The South Fork Salmon River summer Chinook fishery opens Thursday, June 18, 2026, and Idaho Fish And Game is projecting a harvest share of roughly 420 adipose‑clipped hatchery adults for the season’s first interval.
That target sits against this week’s counts: as of June 16, an estimated 2,387 adipose‑clipped hatchery adults destined for the South Fork had crossed Bonneville Dam and 1,342 had passed Lower Granite Dam, including about 636 adipose‑clipped adults in the previous seven days. Idaho Fish And Game estimated roughly 850 adult Chinook had already entered the South Fork drainage, about 560 of them adipose‑clipped, and staff at McCall Hatchery were processing roughly 25 fish at the South Fork trap on the morning of June 16.

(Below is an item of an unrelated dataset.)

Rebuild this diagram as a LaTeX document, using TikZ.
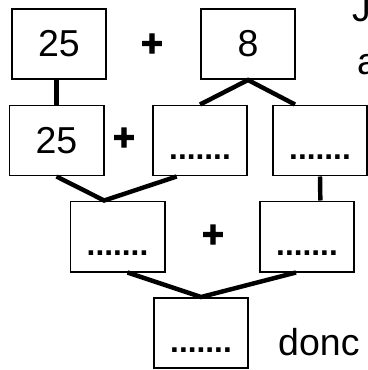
\documentclass[tikz,border=0pt]{standalone}
\usepackage{fontspec}
\setmainfont{Liberation Sans}
\newfontfamily\grasplus[FakeBold=3]{Liberation Sans Bold}

\begin{document}
\begin{tikzpicture}[x=0.03cm, y=-0.03cm,
	case/.style={draw, line width=1.7pt, minimum width=2.82cm, minimum height=2.1cm, inner sep=0pt, font=\fontsize{32}{38}\selectfont},
	vide/.style={case, label={[pointilles]south:.......}},
	pointilles/.style={anchor=base, yshift=0.5cm, inner sep=0pt, font=\fontsize{27}{30}\selectfont\bfseries},
	lien/.style={line width=3.8pt},
	plus/.style={inner sep=0pt, font=\grasplus\fontsize{32}{40}\selectfont},
	mot/.style={inner sep=0pt, anchor=base west, font=\fontsize{32}{38}\selectfont}]
	\useasboundingbox (0,0) rectangle (367,370);

	% premiere ligne
	\node[case] (a25) at (59,44) {25};
	\node[plus] (plusA) at (152,45) {+};
	\node[case] (b8) at (248,44) {8};

	% deuxieme ligne
	\node[case] (c25) at (56.5,140.5) {25};
	\node[plus] (plusB) at (124,139) {+};
	\node[vide] (d) at (200,140.5) {};
	\node[vide] (e) at (320,140.5) {};

	% troisieme ligne
	\node[vide] (f) at (117.5,236.5) {};
	\node[plus] (plusC) at (213,236) {+};
	\node[vide] (g) at (307,236.5) {};

	% resultat
	\node[vide] (h) at (201,333) {};

	\node[mot] (motJ) at (352,22) {J};
	\node[mot] (motA) at (357,75) {a};
	\node[mot] (donc) at (278,355) {donc};

	\draw[lien] (c25.north) -- (c25.north |- a25.south);
	\draw[lien] ([xshift=-0.75cm]e.north) -- (b8.south) -- (d.north);
	\draw[lien] (c25.south) -- ([xshift=-0.4cm]f.north) -- ([xshift=-0.7cm]d.south);
	\draw[lien] (e.south) -- ([xshift=0.4cm]g.north);
	\draw[lien] ([xshift=0.3cm]f.south) -- (h.north) -- ([xshift=-0.33cm]g.south);
\end{tikzpicture}
\end{document}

Flows across the Salmon Basin remain well below normal. The Krassel gauge on the South Fork read about 600 cubic feet per second on June 16, and the Salmon River at White Bird is running considerably lower than average. Lower water has sped migration in recent days; Idaho Fish And Game reports fish are moving quickly through the hydrosystem, a factor that concentrates opportunity — and uncertainty — for anglers when the fishery opens.

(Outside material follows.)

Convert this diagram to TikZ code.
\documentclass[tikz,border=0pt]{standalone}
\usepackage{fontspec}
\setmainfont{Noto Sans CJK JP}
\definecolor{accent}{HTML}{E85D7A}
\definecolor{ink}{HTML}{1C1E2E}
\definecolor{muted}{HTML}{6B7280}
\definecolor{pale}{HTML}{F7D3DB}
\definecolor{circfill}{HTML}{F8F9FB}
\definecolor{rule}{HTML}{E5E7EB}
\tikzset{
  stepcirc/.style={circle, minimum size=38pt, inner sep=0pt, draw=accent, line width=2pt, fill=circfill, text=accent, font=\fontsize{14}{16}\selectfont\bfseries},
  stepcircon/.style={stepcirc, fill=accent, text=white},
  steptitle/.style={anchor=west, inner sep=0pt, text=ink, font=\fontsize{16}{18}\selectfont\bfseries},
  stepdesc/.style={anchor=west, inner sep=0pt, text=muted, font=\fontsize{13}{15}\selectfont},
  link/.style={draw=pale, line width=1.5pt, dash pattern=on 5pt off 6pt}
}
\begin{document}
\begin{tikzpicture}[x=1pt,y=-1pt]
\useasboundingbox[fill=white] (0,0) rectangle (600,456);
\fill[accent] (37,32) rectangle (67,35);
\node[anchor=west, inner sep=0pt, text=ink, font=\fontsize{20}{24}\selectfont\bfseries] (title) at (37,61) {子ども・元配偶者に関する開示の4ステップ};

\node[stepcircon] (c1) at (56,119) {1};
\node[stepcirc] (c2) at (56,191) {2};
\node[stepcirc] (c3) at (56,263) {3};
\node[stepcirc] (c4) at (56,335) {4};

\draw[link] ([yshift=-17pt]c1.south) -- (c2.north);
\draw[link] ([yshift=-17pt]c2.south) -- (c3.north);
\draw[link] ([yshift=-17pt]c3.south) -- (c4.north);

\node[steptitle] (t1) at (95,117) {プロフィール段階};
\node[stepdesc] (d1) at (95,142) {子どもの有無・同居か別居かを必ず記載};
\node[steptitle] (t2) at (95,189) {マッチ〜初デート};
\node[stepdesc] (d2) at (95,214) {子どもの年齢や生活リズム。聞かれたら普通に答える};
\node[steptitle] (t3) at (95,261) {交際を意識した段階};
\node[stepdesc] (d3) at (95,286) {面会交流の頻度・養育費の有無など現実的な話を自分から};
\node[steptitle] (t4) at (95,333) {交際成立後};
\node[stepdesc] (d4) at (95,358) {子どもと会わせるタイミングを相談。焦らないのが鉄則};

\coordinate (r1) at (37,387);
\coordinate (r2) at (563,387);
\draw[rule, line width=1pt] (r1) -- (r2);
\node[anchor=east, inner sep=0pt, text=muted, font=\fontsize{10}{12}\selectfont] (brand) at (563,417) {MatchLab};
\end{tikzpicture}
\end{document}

Idaho Fish And Game also said the harvest share had not been fully established because additional fish were still moving through the hydrosystem. Managers estimated roughly 1,000 additional South Fork fish had not yet passed Lower Granite Dam on June 16, and more fish continuing to transit the river system could change how many adipose‑clipped adults are ultimately available for harvest.
That unresolved math matters because the opener is expected to be busy and brief. The agency targeted about 420 adipose‑clipped adults for the 2026 South Fork harvest, and the first four‑day interval is expected to be the best window for anglers. Jordan Messner, who has been watching local counts, put it plainly: "The Fish Are Here!" and added, "I expect fishing to be good during the first four‑day interval." The last close parallel is 2015, when similar run timing and an identical opening weekend produced daily angler harvests between about 25 and 100 fish.
For anglers that means a narrow margin: a modest harvest share, concentrated runs, and low flows that can push fish past anglers faster than usual. Practical details remain the same — check daily counts and ramp flows before heading to the river, expect quick-moving fish, and plan for a heavy opener on June 18 — but keep in mind the final allocation could shift if the downstream counts rise.
The immediate thing to watch after the opener is simple and specific: how many more adipose‑clipped adults are recorded at the main dams over the next few days. If the roughly 1,000 fish still south of Lower Granite on June 16 continue moving at current rates, the final harvest share will be revised; if they do not, the 420‑fish target will likely hold. The June 18 opener will be the first real test of which path the run takes.